If we want to see real change, if we want to make a difference in the climate of our society, the best thing we can do is draw closer to God, soak in His truth, and carry His truth wherever we go. I agree with one thing being said all around this country: we will determine the outcome. We have choices to make.

So I ask you today to make a choice. Even if you’re doing a lot of things right—maybe you’re in the Word, you pray, you serve—if God is still nudging you, I challenge you: grow closer to Him than you are now.

We’re going to sing a song—a heavy song—but it speaks truth: “Once to every man and nation comes the moment to decide.” I’m going to ask you to remain seated while we sing. I know some don’t like to come forward, so here’s what I’ll ask: if you need to change some things in your life and you want to commit to that change while we sing, simply stand where you are. No one is going to think badly of you. If you’re willing to say, “Yes, I will grow closer to God,” stand up.

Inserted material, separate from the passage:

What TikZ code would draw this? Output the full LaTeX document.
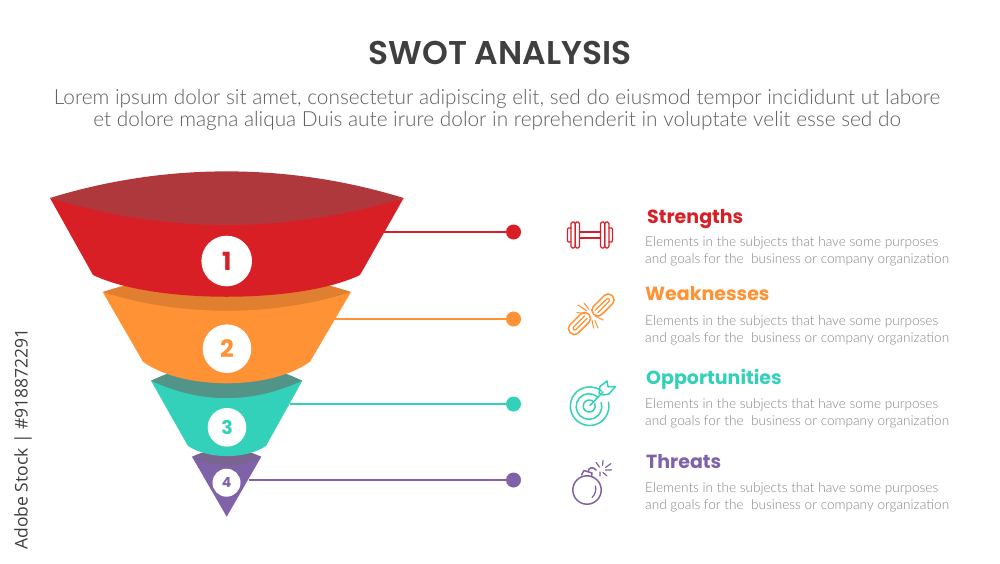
\documentclass[tikz,border=0pt]{standalone}
\usepackage{fontspec}
\newfontfamily\popf{Poppins}
\newfontfamily\popt{Poppins SemiBold}
\newfontfamily\latof{Lato Light}
\newfontfamily\sidef{Open Sans}
\definecolor{cred}{HTML}{D91F26}\definecolor{dred}{HTML}{AF383D}
\definecolor{corg}{HTML}{FF9234}\definecolor{dorg}{HTML}{E07F2F}
\definecolor{cteal}{HTML}{33D1B9}\definecolor{dteal}{HTML}{529488}
\definecolor{cpur}{HTML}{7F62A8}\definecolor{dpur}{HTML}{7A6490}
\definecolor{ctitle}{HTML}{3F3F3F}\definecolor{csub}{HTML}{5E5E5E}\definecolor{cbody}{HTML}{858585}
\tikzset{
 x=1pt,y=-1pt,
 badge/.style={circle,fill=white,inner sep=0pt,font=\popf\bfseries},
 dot/.style={circle,inner sep=0pt,minimum size=15pt},
 head/.style={anchor=base west,inner sep=0pt,font=\popf\bfseries\fontsize{19}{19}\selectfont},
 body/.style={anchor=north west,inner sep=0pt,align=left,text=cbody,font=\latof\fontsize{13.6}{17}\selectfont},
 icon/.style={line width=1.5pt,line cap=round,line join=round},
 link/.style={line width=1.4pt}
}
\begin{document}
\begin{tikzpicture}
\useasboundingbox (0,0) rectangle (1000,563);
\fill[white] (0,0) rectangle (1000,563);
\node[inner sep=0pt,text=ctitle,font=\popt\fontsize{32.9}{33}\selectfont] (title) at (500,52.5) {SWOT ANALYSIS};
\node[inner sep=0pt,text=csub,align=center,font=\latof\fontsize{20.8}{22}\selectfont] (sub) at (497,109.5) {Lorem ipsum dolor sit amet, consectetur adipiscing elit, sed do eiusmod tempor incididunt ut labore\\et dolore magna aliqua Duis aute irure dolor in reprehenderit in voluptate velit esse sed do};
\node[rotate=90,inner sep=0pt,text=ctitle,anchor=center,font=\sidef\fontsize{17.5}{18}\selectfont] (stock) at (23,439) {Adobe Stock | \#918872291};
% purple
\fill[dpur] (192,456.7) .. controls (215,446) and (238,446) .. (261.3,456.7) -- (226.7,480) -- cycle;
\fill[cpur] (192,456.7) .. controls (215,468.5) and (238,468.5) .. (261.3,456.7) -- (226.7,516.7) -- cycle;
% teal
\fill[dteal] (151,380.7) .. controls (200,357) and (253,357) .. (302.3,380.7) -- (227,430) -- cycle;
\fill[cteal] (151,380.7) .. controls (200,404) and (253,404) .. (302.3,380.7) -- (266,446) .. controls (245,459.5) and (209,459.5) .. (188,446) -- cycle;
% orange
\fill[dorg] (102.7,292) .. controls (180,266) and (273,266) .. (351,292) -- (227,350) -- cycle;
\fill[corg] (102.7,292) .. controls (180,317) and (273,317) .. (351,292) -- (310,361.7) .. controls (270,390.5) and (183,390.5) .. (143,361.7) -- cycle;
% red
\fill[dred] (50,198) .. controls (165,162.5) and (288,162.5) .. (403.7,198) -- (227,260) -- cycle;
\fill[cred] (50,198) .. controls (165,234) and (288,234) .. (403.7,198) -- (360,275) .. controls (300,304) and (153,304) .. (93,275) -- cycle;
% badges
\node[badge,minimum size=50.6pt,text=cred,font=\popf\bfseries\fontsize{25}{25}\selectfont] (b1) at (226.7,261) {1};
\node[badge,minimum size=48.6pt,text=corg,font=\popf\bfseries\fontsize{24}{24}\selectfont] (b2) at (227,348.7) {2};
\node[badge,minimum size=38.6pt,text=cteal,font=\popf\bfseries\fontsize{19}{19}\selectfont] (b3) at (227,427.3) {3};
\node[badge,minimum size=28pt,text=cpur,font=\popf\bfseries\fontsize{14}{14}\selectfont] (b4) at (226.5,482.7) {4};
% connectors
\coordinate (s1) at (384,232);\coordinate (s2) at (335,319);\coordinate (s3) at (290,404);\coordinate (s4) at (249,480);
\node[dot,fill=cred] (d1) at (513.5,232) {};
\node[dot,fill=corg] (d2) at (513.5,319) {};
\node[dot,fill=cteal] (d3) at (513.5,404) {};
\node[dot,fill=cpur] (d4) at (513.5,480) {};
\draw[link,cred] (s1) -- (d1);
\draw[link,corg] (s2) -- (d2);
\draw[link,cteal] (s3) -- (d3);
\draw[link,cpur] (s4) -- (d4);
% texts
\node[head,text=cred] (h1) at (647,223) {Strengths};
\node[head,text=corg] (h2) at (645,300) {Weaknesses};
\node[head,text=cteal] (h3) at (646,384) {Opportunities};
\node[head,text=cpur] (h4) at (646,468) {Threats};
\node[body] (t1) at (645,236.5) {Elements in the subjects that have some purposes\\and goals for the\ \ business or company organization};
\node[body] (t2) at (645,315.5) {Elements in the subjects that have some purposes\\and goals for the\ \ business or company organization};
\node[body] (t3) at (645,398.5) {Elements in the subjects that have some purposes\\and goals for the\ \ business or company organization};
\node[body] (t4) at (645,482.5) {Elements in the subjects that have some purposes\\and goals for the\ \ business or company organization};
% dumbbell
\begin{scope}[icon,cred,line width=1.3pt]
\draw[rounded corners=1.5pt] (571,222) rectangle (575.3,248);
\draw[rounded corners=1.5pt] (575.3,222) rectangle (579.5,248);
\draw[rounded corners=1pt] (571,228) -- (567.5,228) -- (567.5,242) -- (571,242);
\draw (579.5,232) -- (600.5,232) (579.5,238) -- (600.5,238);
\draw[rounded corners=1.5pt] (600.5,222) rectangle (604.7,248);
\draw[rounded corners=1.5pt] (604.7,222) rectangle (609,248);
\draw[rounded corners=1pt] (609,228) -- (612.5,228) -- (612.5,242) -- (609,242);
\end{scope}
% broken chain
\begin{scope}[icon,corg]
\begin{scope}[shift={(603,305)},rotate=45]
\draw[rounded corners=5.2pt] (-13,-5.8) rectangle (13,5.8);
\draw[rounded corners=2pt,line width=1.2pt] (-9,-1.8) -- (8.5,-1.8) -- (8.5,1.8) -- (-9,1.8);
\end{scope}
\begin{scope}[shift={(579.5,323.5)},rotate=45]
\draw[rounded corners=5.2pt] (-13,-5.8) rectangle (13,5.8);
\draw[rounded corners=2pt,line width=1.2pt] (9,-1.8) -- (-8.5,-1.8) -- (-8.5,1.8) -- (9,1.8);
\end{scope}
\draw[line width=1pt] (578,305) -- (587,311) (584,303) -- (589,309.5) (577,312.5) -- (585,313.5)
 (595,316) -- (603,320) (595,320.5) -- (598,328) (592,320) -- (593.5,328);
\end{scope}
% target
\begin{scope}[icon,cteal]
\draw (601.5,391) arc[start angle=-52,end angle=-372,radius=19.3];
\draw (597.5,397) arc[start angle=-48,end angle=-378,radius=12.8];
\draw (593.7,402) arc[start angle=-42,end angle=-382,radius=6];
\draw (590,405.5) -- (603,392);
\draw[line join=round] (599,393.5) -- (600,386.5) -- (607,381) -- (608,386.8) -- (615.5,386.5) -- (609,394) -- (603,395) -- cycle;
\end{scope}
% bomb
\begin{scope}[icon,cpur]
\draw (587,490) circle[radius=14.2];
\draw (581.5,475) -- (584,470.5) -- (592,473) -- (591.5,476.5);
\draw (588,471.5) .. controls (589,467) and (593,466.5) .. (596,470);
\draw[line width=1.2pt] (596,462.5) -- (599.5,467) (603,460.5) -- (602.5,465.5) (611,463.5) -- (605.5,467.5) (611.5,470) -- (605.5,470) (607,476) -- (603,472.5) (600,476) -- (600,472);
\draw[line width=1.2pt] (595.5,486) .. controls (596.5,490) and (595,495) .. (592,497.5);
\end{scope}
\end{tikzpicture}
\end{document}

If God would say, “That is a stiff-necked person—I am having a hard time getting them to move,” and you’ve never accepted Christ as your Savior, I challenge you: come and pray with me.

But if you don’t mean it—if you do not truly wish to change or grow closer to God—don’t stand just because someone else does. Be honest with yourself before God.

Father, move in our hearts. Bring honesty and truth to bear before You today. Accomplish Your will in our lives, for Your honor and glory, in Jesus’ name. Amen.